• [WHAT YOU HAVE TO DO]: Please transcribe the data that follows without the pictures, keeping every word the same.

• [GIVEN INFORMATION]:
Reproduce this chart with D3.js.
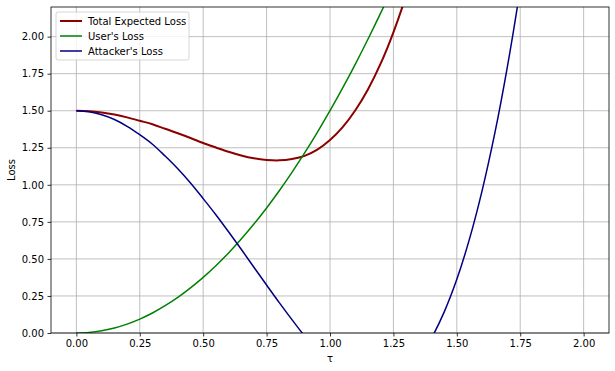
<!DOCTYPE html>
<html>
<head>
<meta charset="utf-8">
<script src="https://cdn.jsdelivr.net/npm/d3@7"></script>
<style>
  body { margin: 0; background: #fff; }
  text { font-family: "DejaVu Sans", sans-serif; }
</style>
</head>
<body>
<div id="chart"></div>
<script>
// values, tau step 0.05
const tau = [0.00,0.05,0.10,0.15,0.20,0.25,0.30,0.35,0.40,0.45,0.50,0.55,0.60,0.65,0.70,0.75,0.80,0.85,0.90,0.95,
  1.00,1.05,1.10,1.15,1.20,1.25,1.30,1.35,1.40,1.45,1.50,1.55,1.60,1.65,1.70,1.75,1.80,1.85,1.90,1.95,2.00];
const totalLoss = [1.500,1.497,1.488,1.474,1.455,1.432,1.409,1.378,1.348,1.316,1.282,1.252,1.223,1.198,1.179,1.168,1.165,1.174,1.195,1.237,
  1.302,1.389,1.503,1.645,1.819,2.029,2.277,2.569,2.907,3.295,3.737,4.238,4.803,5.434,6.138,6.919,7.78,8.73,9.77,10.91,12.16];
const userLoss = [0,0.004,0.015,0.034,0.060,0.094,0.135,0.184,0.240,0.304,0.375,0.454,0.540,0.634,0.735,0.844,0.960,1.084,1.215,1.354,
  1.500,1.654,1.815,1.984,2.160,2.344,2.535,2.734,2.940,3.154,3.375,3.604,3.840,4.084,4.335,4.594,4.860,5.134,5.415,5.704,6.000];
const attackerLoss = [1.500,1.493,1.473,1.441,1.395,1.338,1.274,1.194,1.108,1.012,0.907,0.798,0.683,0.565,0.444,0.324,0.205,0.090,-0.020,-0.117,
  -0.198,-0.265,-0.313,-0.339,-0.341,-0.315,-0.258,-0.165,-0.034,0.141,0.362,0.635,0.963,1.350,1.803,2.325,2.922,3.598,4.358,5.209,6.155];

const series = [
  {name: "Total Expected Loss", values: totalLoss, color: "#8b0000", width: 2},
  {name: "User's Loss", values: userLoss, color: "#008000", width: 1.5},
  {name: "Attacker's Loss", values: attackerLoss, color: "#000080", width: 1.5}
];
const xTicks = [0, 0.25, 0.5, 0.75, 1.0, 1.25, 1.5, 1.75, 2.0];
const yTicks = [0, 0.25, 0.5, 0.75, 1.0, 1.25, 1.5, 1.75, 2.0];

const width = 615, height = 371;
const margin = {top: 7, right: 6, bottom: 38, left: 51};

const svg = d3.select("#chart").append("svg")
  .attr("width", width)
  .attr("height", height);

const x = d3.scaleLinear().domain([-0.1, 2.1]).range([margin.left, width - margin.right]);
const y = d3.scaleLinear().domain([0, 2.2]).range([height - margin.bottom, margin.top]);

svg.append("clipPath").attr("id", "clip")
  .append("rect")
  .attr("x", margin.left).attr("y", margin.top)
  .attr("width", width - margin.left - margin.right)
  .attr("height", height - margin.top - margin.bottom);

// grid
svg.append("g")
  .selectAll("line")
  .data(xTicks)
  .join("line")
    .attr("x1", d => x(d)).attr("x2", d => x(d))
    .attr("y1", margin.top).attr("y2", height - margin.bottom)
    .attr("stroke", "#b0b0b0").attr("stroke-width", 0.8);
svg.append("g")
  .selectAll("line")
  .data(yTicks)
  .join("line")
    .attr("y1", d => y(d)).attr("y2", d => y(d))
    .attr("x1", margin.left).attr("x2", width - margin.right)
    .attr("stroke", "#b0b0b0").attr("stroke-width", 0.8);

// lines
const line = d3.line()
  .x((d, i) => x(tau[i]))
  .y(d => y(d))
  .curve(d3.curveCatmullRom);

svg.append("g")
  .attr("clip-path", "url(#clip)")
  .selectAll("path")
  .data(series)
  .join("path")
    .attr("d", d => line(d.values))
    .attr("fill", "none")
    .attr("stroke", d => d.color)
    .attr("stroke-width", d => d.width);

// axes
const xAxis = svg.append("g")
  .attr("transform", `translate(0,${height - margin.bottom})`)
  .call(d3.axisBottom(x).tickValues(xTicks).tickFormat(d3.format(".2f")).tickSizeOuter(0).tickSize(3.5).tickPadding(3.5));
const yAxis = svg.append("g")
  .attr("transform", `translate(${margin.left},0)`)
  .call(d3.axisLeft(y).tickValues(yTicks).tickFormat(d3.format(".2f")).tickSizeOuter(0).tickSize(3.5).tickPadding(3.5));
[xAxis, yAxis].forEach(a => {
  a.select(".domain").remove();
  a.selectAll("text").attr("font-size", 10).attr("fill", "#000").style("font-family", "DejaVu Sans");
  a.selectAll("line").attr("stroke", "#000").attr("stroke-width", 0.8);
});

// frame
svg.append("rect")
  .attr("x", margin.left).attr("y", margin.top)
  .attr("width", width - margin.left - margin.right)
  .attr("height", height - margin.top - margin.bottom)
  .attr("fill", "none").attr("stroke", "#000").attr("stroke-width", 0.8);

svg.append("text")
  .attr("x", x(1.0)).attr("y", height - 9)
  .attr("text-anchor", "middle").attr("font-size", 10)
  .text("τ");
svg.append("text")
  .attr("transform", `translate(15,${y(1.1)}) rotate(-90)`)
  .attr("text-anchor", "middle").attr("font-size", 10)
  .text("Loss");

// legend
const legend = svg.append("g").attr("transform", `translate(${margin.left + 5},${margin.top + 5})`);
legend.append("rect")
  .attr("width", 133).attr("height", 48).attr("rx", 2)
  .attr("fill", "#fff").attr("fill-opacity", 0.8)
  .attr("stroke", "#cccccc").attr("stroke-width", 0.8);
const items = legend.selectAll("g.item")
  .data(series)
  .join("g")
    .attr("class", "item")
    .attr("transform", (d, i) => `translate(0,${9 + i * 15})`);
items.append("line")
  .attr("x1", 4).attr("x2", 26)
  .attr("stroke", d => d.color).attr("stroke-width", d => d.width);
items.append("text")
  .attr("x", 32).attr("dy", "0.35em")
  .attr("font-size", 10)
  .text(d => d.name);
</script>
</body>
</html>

• [RESULT FOR THIS TASK]:
Reproduce this chart with D3.js.
<!DOCTYPE html>
<html>
<head>
<meta charset="utf-8">
<script src="https://cdn.jsdelivr.net/npm/d3@7"></script>
<style>
  body { margin: 0; background: #fff; }
  text { font-family: "DejaVu Sans", sans-serif; }
</style>
</head>
<body>
<div id="chart"></div>
<script>
// values, tau step 0.05
const tau = [0.00,0.05,0.10,0.15,0.20,0.25,0.30,0.35,0.40,0.45,0.50,0.55,0.60,0.65,0.70,0.75,0.80,0.85,0.90,0.95,
  1.00,1.05,1.10,1.15,1.20,1.25,1.30,1.35,1.40,1.45,1.50,1.55,1.60,1.65,1.70,1.75,1.80,1.85,1.90,1.95,2.00];
const totalLoss = [1.500,1.497,1.488,1.474,1.455,1.432,1.409,1.378,1.348,1.316,1.282,1.252,1.223,1.198,1.179,1.168,1.165,1.174,1.195,1.237,
  1.302,1.389,1.503,1.645,1.819,2.029,2.277,2.569,2.907,3.295,3.737,4.238,4.803,5.434,6.138,6.919,7.78,8.73,9.77,10.91,12.16];
const userLoss = [0,0.004,0.015,0.034,0.060,0.094,0.135,0.184,0.240,0.304,0.375,0.454,0.540,0.634,0.735,0.844,0.960,1.084,1.215,1.354,
  1.500,1.654,1.815,1.984,2.160,2.344,2.535,2.734,2.940,3.154,3.375,3.604,3.840,4.084,4.335,4.594,4.860,5.134,5.415,5.704,6.000];
const attackerLoss = [1.500,1.493,1.473,1.441,1.395,1.338,1.274,1.194,1.108,1.012,0.907,0.798,0.683,0.565,0.444,0.324,0.205,0.090,-0.020,-0.117,
  -0.198,-0.265,-0.313,-0.339,-0.341,-0.315,-0.258,-0.165,-0.034,0.141,0.362,0.635,0.963,1.350,1.803,2.325,2.922,3.598,4.358,5.209,6.155];

const series = [
  {name: "Total Expected Loss", values: totalLoss, color: "#8b0000", width: 2},
  {name: "User's Loss", values: userLoss, color: "#008000", width: 1.5},
  {name: "Attacker's Loss", values: attackerLoss, color: "#000080", width: 1.5}
];
const xTicks = [0, 0.25, 0.5, 0.75, 1.0, 1.25, 1.5, 1.75, 2.0];
const yTicks = [0, 0.25, 0.5, 0.75, 1.0, 1.25, 1.5, 1.75, 2.0];

const width = 615, height = 371;
const margin = {top: 7, right: 6, bottom: 38, left: 51};

const svg = d3.select("#chart").append("svg")
  .attr("width", width)
  .attr("height", height);

const x = d3.scaleLinear().domain([-0.1, 2.1]).range([margin.left, width - margin.right]);
const y = d3.scaleLinear().domain([0, 2.2]).range([height - margin.bottom, margin.top]);

svg.append("clipPath").attr("id", "clip")
  .append("rect")
  .attr("x", margin.left).attr("y", margin.top)
  .attr("width", width - margin.left - margin.right)
  .attr("height", height - margin.top - margin.bottom);

// grid
svg.append("g")
  .selectAll("line")
  .data(xTicks)
  .join("line")
    .attr("x1", d => x(d)).attr("x2", d => x(d))
    .attr("y1", margin.top).attr("y2", height - margin.bottom)
    .attr("stroke", "#b0b0b0").attr("stroke-width", 0.8);
svg.append("g")
  .selectAll("line")
  .data(yTicks)
  .join("line")
    .attr("y1", d => y(d)).attr("y2", d => y(d))
    .attr("x1", margin.left).attr("x2", width - margin.right)
    .attr("stroke", "#b0b0b0").attr("stroke-width", 0.8);

// lines
const line = d3.line()
  .x((d, i) => x(tau[i]))
  .y(d => y(d))
  .curve(d3.curveCatmullRom);

svg.append("g")
  .attr("clip-path", "url(#clip)")
  .selectAll("path")
  .data(series)
  .join("path")
    .attr("d", d => line(d.values))
    .attr("fill", "none")
    .attr("stroke", d => d.color)
    .attr("stroke-width", d => d.width);

// axes
const xAxis = svg.append("g")
  .attr("transform", `translate(0,${height - margin.bottom})`)
  .call(d3.axisBottom(x).tickValues(xTicks).tickFormat(d3.format(".2f")).tickSizeOuter(0).tickSize(3.5).tickPadding(3.5));
const yAxis = svg.append("g")
  .attr("transform", `translate(${margin.left},0)`)
  .call(d3.axisLeft(y).tickValues(yTicks).tickFormat(d3.format(".2f")).tickSizeOuter(0).tickSize(3.5).tickPadding(3.5));
[xAxis, yAxis].forEach(a => {
  a.select(".domain").remove();
  a.selectAll("text").attr("font-size", 10).attr("fill", "#000").style("font-family", "DejaVu Sans");
  a.selectAll("line").attr("stroke", "#000").attr("stroke-width", 0.8);
});

// frame
svg.append("rect")
  .attr("x", margin.left).attr("y", margin.top)
  .attr("width", width - margin.left - margin.right)
  .attr("height", height - margin.top - margin.bottom)
  .attr("fill", "none").attr("stroke", "#000").attr("stroke-width", 0.8);

svg.append("text")
  .attr("x", x(1.0)).attr("y", height - 9)
  .attr("text-anchor", "middle").attr("font-size", 10)
  .text("τ");
svg.append("text")
  .attr("transform", `translate(15,${y(1.1)}) rotate(-90)`)
  .attr("text-anchor", "middle").attr("font-size", 10)
  .text("Loss");

// legend
const legend = svg.append("g").attr("transform", `translate(${margin.left + 5},${margin.top + 5})`);
legend.append("rect")
  .attr("width", 133).attr("height", 48).attr("rx", 2)
  .attr("fill", "#fff").attr("fill-opacity", 0.8)
  .attr("stroke", "#cccccc").attr("stroke-width", 0.8);
const items = legend.selectAll("g.item")
  .data(series)
  .join("g")
    .attr("class", "item")
    .attr("transform", (d, i) => `translate(0,${9 + i * 15})`);
items.append("line")
  .attr("x1", 4).attr("x2", 26)
  .attr("stroke", d => d.color).attr("stroke-width", d => d.width);
items.append("text")
  .attr("x", 32).attr("dy", "0.35em")
  .attr("font-size", 10)
  .text(d => d.name);
</script>
</body>
</html>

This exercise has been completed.